Denny Herzig (born 13 November 1984) is a German former professional footballer who played as a centre-back.

Career
Having played as a youth for SV Sparneck, FC Bayern Hof and Carl Zeiss Jena, Herzig moved to England aged 16, joining Wimbledon along with his older brother Nico. After a year in the Dons' youth system, he moved north, signing for Blackpool, but he was unable to break into the first team, and in 2004 he returned to Germany, reuniting with his brother at SV Wacker Burghausen.

Burghausen were in the 2. Bundesliga, and Herzig made his professional debut in October 2004, replacing Macchambes Younga-Mouhani in a 2–0 victory over SpVgg Unterhaching. This was his only appearance of the season, and after two more appearances the following year, he was released in June 2006. He spent three years playing for SV Elversberg in the Regionalliga Süd, before joining Rot-Weiss Essen in 2009. He served as club captain, but left the club after one season, as the club declared insolvency and were forced to withdraw from the Regionalliga West.

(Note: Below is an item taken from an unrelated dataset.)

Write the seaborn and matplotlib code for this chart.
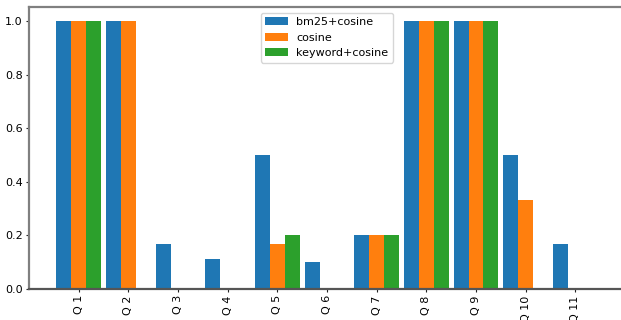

In 2010, Herzig joined Dynamo Dresden of the 3. Liga. He made seventeen appearances in the 2010–11 season as the club earned promotion to the 2. Bundesliga, but he was released at the end of the season and signed for Eintracht Trier in July 2011. Again he was released after one season, and spent three months without a club before signing for Bayer Leverkusen II in October 2012. He was released by Leverkusen at the end of the 2012–13 season. He then had a short stint in Iceland with Víkingur Ólafsvík in 2014, before returning to Germany to play for SV Seligenporten in 2015. He ended his career with FC Pipinsried where he played between 2015 and 2018.

Personal life
Herzig's older brother, Nico, was also a professional footballer.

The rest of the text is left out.